Does time (often a lifetime)spent working under someone else's dictatorship have any value when you risk losing your retirement savings?
What "risk" did all the companies we are bailing out take?
It seems more like he who has the power steals the rewards often without the risk.
96 - Cindy D
"Without the capital there would be no business and the person whose funds the business assumes all of the risk and should be rewarded proportionately."

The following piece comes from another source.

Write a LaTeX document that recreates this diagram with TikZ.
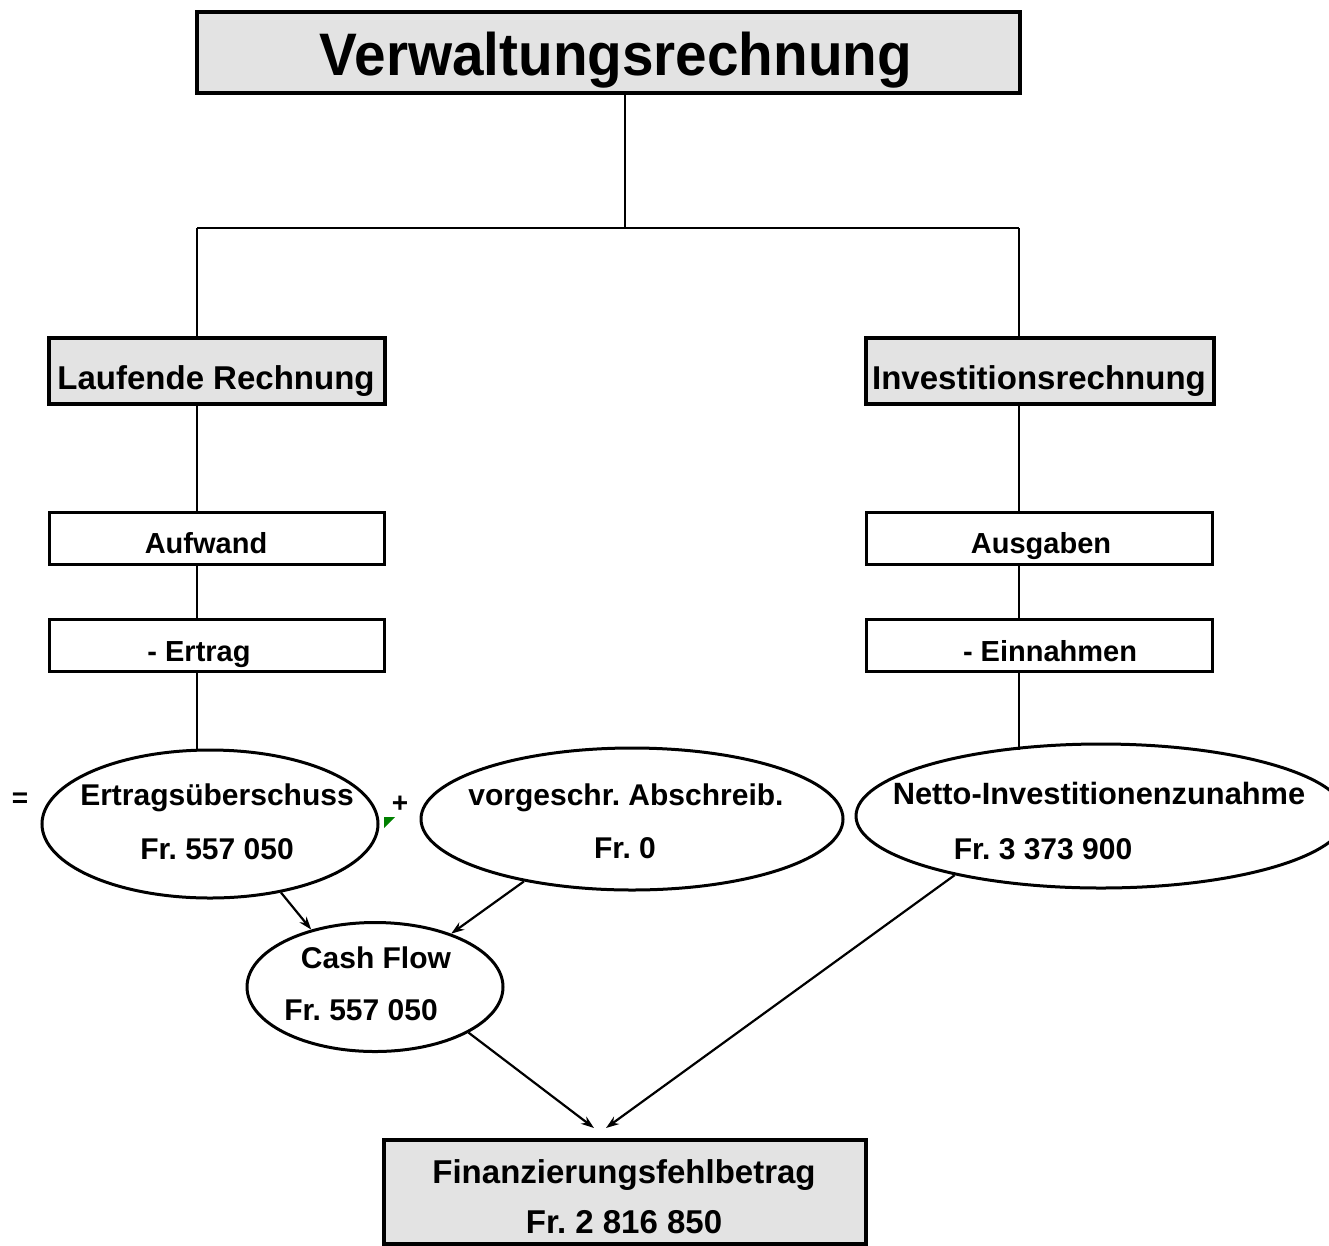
\documentclass[tikz,border=0pt]{standalone}
\usepackage{fontspec}
\usepackage{graphicx}
\setmainfont{Liberation Sans}
\usetikzlibrary{shapes.geometric,arrows.meta,positioning}
\definecolor{boxgray}{RGB}{227,227,227}
\definecolor{markgreen}{RGB}{0,128,0}
\tikzset{>={Stealth[length=13pt,width=9pt]}}
\tikzset{head box/.style={draw,line width=4pt,fill=boxgray,anchor=north west,inner sep=0pt},
         sub box/.style={draw,line width=2.5pt,fill=white,anchor=north west,inner sep=0pt},
         sum oval/.style={ellipse,draw,line width=3pt,inner sep=0pt},
         box text/.style={anchor=base,inner sep=0pt,font=\fontsize{30}{36}\selectfont\bfseries},
         big text/.style={box text,font=\fontsize{33}{40}\selectfont\bfseries},
         conn/.style={line width=2.5pt},
         flow arrow/.style={->,line width=2.2pt},
            }
\frenchspacing

\begin{document}
\begin{tikzpicture}[x=1pt,y=-1pt]
    \useasboundingbox (0,0) rectangle (1329,1245);
    \clip (0,0) rectangle (1329,1245);

    % boxes
    \node[head box,minimum width=823pt,minimum height=81pt] (titel) at (195,10) {};
    \node[head box,minimum width=336pt,minimum height=66pt] (lr) at (47,336) {};
    \node[head box,minimum width=348pt,minimum height=66pt] (ir) at (864,336) {};
    \node[sub box,minimum width=335pt,minimum height=52pt] (aufwand) at (48,511) {};
    \node[sub box,minimum width=335pt,minimum height=52pt] (ertrag) at (48,618) {};
    \node[sub box,minimum width=346pt,minimum height=52pt] (ausgaben) at (865,511) {};
    \node[sub box,minimum width=346pt,minimum height=52pt] (einnahmen) at (865,618) {};
    \node[head box,minimum width=482pt,minimum height=104pt] (fehl) at (382,1138) {};

    % ellipses
    \node[sum oval,minimum width=336pt,minimum height=148pt] (eu) at (210,824) {};
    \node[sum oval,minimum width=422pt,minimum height=142pt] (va) at (632,819) {};
    \node[sum oval,minimum width=490pt,minimum height=144pt] (ni) at (1101,816) {};
    \node[sum oval,minimum width=256pt,minimum height=129pt] (cf) at (375,987) {};

    % texts
    \node[box text,font=\fontsize{60}{66}\selectfont\bfseries] (titeltxt) at (616,75) {\scalebox{0.945}[1]{Verwaltungsrechnung}};
    \node[big text] (lrtxt) at (216,389) {Laufende Rechnung};
    \node[big text] (irtxt) at (1039,389) {Investitionsrechnung};
    \node[box text,font=\fontsize{29}{35}\selectfont\bfseries] (aufwandtxt) at (206,553) {Aufwand};
    \node[box text,font=\fontsize{29}{35}\selectfont\bfseries] (ertragtxt) at (199,661) {- Ertrag};
    \node[box text,font=\fontsize{29}{35}\selectfont\bfseries] (ausgabentxt) at (1041,553) {Ausgaben};
    \node[box text,font=\fontsize{29}{35}\selectfont\bfseries] (einnahmentxt) at (1050,661) {- Einnahmen};
    \node[box text] (eutxt) at (217,805) {Ertragsüberschuss};
    \node[box text] (eubetrag) at (217,859) {Fr. 557 050};
    \node[box text] (vatxt) at (626,805) {vorgeschr. Abschreib.};
    \node[box text] (vabetrag) at (625,858) {Fr. 0};
    \node[box text,font=\fontsize{30.8}{36}\selectfont\bfseries] (nitxt) at (1099,804) {Netto-Investitionenzunahme};
    \node[box text] (nibetrag) at (1043,859) {Fr. 3 373 900};
    \node[box text] (cftxt) at (376,968) {Cash Flow};
    \node[box text] (cfbetrag) at (361,1020) {Fr. 557 050};
    \node[big text] (fehltxt) at (624,1183) {Finanzierungsfehlbetrag};
    \node[big text] (fehlbetrag) at (624,1233) {Fr. 2 816 850};
    \node[box text,font=\fontsize{28}{34}\selectfont\bfseries] (gleich) at (20,807) {=};
    \node[box text,font=\fontsize{28}{34}\selectfont\bfseries] (plus) at (400,812) {+};
    \fill[markgreen] (384,817) -- (395,817) -- (384,828) -- cycle;

    % tree lines
    \coordinate (jm) at (625,228);
    \coordinate (jl) at (197,228);
    \coordinate (jr) at (1019,228);
    \draw[conn] (jm |- titel.south) -- (jm);
    \draw[conn] (jl) -- (jr);
    \draw[conn] (jl) -- (jl |- lr.north);
    \draw[conn] (jr) -- (jr |- ir.north);
    \draw[conn] (jl |- lr.south) -- (jl |- aufwand.north);
    \draw[conn] (jl |- aufwand.south) -- (jl |- ertrag.north);
    \draw[conn] (jl |- ertrag.south) -- (jl |- eu.north);
    \draw[conn] (jr |- ir.south) -- (jr |- ausgaben.north);
    \draw[conn] (jr |- ausgaben.south) -- (jr |- einnahmen.north);
    \draw[conn] (jr |- einnahmen.south) -- ++(0,77);

    % flows
    \coordinate (tipA) at (594,1128);
    \coordinate (tipB) at (606,1128);
    \draw[flow arrow] (eu.-44) -- (cf.138);
    \draw[flow arrow] (va.-150) -- (cf.35);
    \draw[flow arrow] (cf.-26) -- (tipA);
    \draw[flow arrow] (ni.-158) -- (tipB);

\end{tikzpicture}
\end{document}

The Capitalist does not take "all" the risk. Have a look back at the corporate raiders of the 80s. CEO benefits being met as obligations of worker pension funds. The owners will assure the "risks" are pushed off onto the workers whenever possible. Generally without their knowledge.
97 - Mark Eden
(For those readers who are interested in what I tried to do in the article, I have discovered this old gem in which Perlo preempts my use of the Annual Survey and its categories to estimate the rate of surplus value and its trend by 35 years. The most that I can say now is that my article brings Perlo's exercise up to date. Mark)
98 - Cindy D
Booms and slumps - what causes them?
I found this very illuminating. It is 2 pages and easy to understand for a lightweight on Marx like me.
99 - bliffle
"Booms and slumps - what causes them?"
Booms and slumps are caused by excessive positive feedback which proceeds at too high speed. Just as in any other complex system.
100 - Mark Eden
bliffle, we can construct systems that function with some pretty fine margins. You'd think it would be possible to do the same with our system of production that impacts so many liv...oh wait! I have to grab my bucket of blood and grease the cogs again. You'd think that we could come up with a better lubricant.
Mark
101 - Dave Nalle
Mark, you're supposed to render the excess workers down and use their fat for a lubricant. Blood makes everything rust and jam up.
Dave
102 - Mark Eden
Maybe that's the problem. Thanks, Dave!
103 - Dan(Miller)
During this festive holiday season, we must remember those in dire need.